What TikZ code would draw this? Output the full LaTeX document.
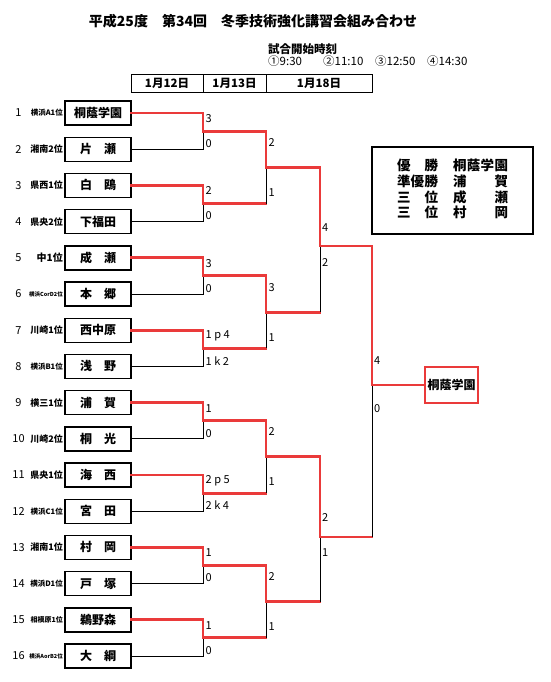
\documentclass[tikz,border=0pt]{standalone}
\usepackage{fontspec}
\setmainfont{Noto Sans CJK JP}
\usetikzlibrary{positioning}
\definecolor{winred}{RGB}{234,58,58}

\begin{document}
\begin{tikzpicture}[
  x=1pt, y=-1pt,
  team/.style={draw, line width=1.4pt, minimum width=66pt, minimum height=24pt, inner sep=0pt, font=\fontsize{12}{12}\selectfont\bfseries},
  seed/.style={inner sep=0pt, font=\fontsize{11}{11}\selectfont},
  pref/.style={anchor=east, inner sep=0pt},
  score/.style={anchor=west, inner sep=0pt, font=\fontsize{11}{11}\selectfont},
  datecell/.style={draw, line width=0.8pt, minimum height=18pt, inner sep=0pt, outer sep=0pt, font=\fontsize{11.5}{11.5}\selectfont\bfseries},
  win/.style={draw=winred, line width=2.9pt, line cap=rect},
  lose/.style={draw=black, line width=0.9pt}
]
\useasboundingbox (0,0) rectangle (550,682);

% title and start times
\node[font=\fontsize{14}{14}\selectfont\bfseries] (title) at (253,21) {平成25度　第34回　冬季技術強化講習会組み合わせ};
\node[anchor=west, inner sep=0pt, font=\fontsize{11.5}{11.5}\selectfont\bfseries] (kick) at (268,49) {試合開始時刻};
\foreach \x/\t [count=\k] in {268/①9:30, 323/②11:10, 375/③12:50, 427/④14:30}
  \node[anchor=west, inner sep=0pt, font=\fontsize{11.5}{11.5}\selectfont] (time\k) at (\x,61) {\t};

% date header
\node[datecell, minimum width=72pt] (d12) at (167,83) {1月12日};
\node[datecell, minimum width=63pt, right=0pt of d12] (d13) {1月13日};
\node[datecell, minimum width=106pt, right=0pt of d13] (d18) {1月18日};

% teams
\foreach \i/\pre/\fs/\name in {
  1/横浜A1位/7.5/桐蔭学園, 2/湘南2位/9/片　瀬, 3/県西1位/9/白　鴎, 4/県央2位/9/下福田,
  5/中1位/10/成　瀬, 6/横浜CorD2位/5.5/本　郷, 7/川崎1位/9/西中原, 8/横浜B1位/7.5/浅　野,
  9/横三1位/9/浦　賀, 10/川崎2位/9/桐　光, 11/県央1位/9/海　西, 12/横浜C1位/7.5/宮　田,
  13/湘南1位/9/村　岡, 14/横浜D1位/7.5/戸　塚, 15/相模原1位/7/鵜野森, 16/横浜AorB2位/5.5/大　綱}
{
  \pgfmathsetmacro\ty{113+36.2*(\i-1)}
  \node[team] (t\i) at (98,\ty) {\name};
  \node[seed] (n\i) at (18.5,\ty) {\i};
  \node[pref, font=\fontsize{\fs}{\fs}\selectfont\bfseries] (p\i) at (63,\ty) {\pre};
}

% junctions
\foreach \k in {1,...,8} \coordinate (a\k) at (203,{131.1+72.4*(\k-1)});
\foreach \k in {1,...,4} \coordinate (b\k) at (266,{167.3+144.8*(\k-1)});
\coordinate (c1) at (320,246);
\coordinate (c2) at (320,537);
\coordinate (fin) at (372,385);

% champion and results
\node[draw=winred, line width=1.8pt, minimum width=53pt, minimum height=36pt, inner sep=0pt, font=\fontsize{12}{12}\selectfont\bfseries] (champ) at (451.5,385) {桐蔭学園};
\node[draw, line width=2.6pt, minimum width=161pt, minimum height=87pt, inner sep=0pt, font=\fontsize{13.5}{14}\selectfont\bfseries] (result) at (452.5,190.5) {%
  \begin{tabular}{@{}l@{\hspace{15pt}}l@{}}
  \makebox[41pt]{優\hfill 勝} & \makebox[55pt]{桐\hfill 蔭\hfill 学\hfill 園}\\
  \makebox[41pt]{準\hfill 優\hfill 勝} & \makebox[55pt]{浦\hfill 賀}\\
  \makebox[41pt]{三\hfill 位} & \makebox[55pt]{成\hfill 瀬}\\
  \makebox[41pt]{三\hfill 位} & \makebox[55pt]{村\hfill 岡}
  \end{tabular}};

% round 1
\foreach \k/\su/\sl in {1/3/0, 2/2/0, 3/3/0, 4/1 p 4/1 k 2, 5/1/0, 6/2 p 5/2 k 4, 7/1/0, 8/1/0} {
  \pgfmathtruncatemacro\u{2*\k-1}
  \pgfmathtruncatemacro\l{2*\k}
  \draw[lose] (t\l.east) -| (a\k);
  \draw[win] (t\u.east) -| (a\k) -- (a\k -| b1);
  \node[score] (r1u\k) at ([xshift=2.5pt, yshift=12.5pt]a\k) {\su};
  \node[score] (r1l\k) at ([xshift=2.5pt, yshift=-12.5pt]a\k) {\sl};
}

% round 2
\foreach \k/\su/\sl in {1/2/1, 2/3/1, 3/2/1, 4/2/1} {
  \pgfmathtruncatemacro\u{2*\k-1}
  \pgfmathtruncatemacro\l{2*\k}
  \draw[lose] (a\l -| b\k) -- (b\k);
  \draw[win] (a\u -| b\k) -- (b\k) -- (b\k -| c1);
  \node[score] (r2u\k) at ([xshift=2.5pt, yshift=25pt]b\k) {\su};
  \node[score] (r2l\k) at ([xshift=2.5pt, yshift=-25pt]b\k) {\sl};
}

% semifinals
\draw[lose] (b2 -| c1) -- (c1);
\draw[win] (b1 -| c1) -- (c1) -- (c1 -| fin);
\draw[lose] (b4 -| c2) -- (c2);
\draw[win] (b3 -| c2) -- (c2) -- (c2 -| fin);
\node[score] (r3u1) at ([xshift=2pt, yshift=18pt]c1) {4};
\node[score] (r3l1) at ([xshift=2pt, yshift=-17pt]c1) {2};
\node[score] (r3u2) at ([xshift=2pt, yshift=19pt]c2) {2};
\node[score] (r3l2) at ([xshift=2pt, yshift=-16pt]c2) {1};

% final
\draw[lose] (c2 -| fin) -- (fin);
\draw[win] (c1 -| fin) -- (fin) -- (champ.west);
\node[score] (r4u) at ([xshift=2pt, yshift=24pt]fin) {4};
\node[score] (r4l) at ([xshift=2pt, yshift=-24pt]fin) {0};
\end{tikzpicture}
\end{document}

---

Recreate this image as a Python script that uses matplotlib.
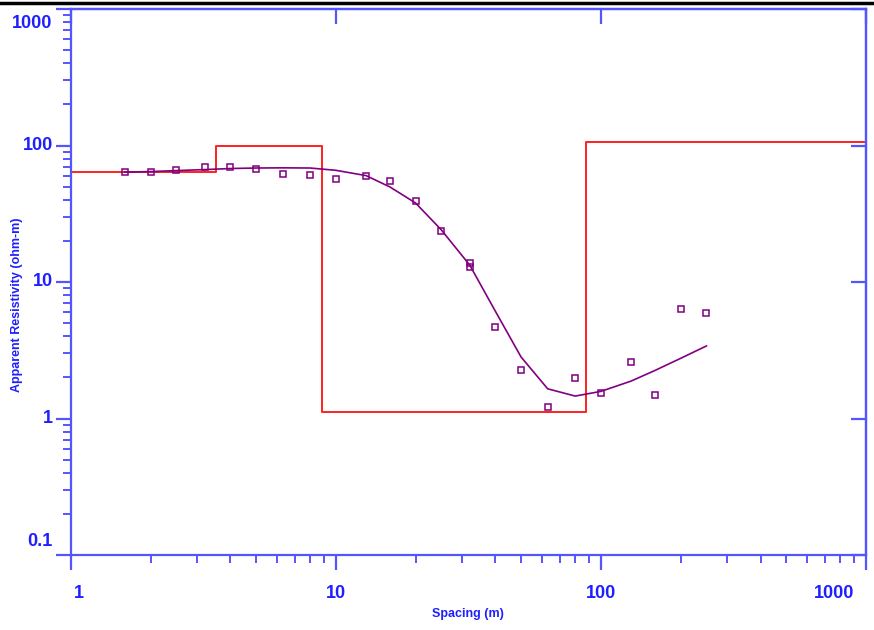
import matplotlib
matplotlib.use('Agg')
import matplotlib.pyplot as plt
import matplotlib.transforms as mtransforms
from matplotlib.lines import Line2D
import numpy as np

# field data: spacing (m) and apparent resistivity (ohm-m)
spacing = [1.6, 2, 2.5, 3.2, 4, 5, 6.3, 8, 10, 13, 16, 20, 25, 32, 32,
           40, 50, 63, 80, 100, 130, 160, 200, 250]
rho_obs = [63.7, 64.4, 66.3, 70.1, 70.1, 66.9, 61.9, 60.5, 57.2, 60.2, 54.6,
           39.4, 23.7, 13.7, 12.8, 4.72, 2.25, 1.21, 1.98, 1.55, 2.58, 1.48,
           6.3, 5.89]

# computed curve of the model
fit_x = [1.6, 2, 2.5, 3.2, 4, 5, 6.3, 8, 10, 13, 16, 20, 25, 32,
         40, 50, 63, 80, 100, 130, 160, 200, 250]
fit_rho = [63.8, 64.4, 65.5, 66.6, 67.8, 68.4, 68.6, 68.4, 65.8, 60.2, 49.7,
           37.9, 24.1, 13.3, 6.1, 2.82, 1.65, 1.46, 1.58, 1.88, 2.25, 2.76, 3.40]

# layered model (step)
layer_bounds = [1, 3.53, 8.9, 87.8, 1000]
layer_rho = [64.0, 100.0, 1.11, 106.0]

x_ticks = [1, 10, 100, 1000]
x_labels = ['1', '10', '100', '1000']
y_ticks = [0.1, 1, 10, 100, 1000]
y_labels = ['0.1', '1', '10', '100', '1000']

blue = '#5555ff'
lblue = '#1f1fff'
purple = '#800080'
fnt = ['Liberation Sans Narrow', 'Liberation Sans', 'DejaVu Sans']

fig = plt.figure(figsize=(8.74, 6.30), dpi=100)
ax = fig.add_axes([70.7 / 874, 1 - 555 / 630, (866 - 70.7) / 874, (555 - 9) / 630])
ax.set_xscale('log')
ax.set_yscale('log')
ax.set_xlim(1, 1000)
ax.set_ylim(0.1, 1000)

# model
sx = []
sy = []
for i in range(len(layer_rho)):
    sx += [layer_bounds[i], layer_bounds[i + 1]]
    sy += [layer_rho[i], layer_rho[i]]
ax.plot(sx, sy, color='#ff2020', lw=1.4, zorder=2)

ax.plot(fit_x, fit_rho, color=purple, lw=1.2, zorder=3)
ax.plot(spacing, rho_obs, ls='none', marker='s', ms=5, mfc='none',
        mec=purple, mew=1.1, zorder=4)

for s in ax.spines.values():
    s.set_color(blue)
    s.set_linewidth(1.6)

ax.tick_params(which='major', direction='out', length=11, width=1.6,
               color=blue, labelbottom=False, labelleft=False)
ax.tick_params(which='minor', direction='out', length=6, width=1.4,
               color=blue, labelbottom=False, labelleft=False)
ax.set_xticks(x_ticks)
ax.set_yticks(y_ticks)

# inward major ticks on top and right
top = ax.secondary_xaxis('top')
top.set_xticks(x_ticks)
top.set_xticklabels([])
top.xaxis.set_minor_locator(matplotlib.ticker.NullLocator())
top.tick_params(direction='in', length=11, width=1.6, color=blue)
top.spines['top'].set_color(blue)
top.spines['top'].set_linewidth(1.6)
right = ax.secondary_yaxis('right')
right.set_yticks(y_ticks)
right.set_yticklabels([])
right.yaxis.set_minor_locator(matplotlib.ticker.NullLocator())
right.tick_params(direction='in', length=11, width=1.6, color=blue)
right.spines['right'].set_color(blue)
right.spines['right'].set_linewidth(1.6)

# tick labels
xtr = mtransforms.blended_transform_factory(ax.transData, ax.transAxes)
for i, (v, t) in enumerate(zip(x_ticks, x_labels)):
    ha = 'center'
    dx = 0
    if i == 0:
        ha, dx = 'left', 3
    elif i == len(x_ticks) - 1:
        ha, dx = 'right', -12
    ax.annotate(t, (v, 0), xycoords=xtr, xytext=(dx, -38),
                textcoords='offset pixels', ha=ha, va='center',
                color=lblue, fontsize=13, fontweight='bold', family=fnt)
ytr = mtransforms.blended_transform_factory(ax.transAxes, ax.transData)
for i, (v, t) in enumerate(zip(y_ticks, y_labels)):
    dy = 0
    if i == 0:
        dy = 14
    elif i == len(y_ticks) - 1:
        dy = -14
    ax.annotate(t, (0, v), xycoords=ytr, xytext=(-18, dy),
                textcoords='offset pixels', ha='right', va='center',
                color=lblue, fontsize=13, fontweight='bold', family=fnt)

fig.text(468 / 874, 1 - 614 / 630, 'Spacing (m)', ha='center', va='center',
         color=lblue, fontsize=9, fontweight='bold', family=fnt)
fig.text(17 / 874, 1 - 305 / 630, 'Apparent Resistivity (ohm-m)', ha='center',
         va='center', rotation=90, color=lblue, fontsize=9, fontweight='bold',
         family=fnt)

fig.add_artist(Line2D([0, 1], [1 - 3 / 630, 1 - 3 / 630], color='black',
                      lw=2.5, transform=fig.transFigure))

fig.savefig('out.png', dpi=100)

EXERCISE TASK:
Count the lines in the material above where the string "matplotlib" appears, then state only that count.

OUTPUT OF THE EXERCISE:
8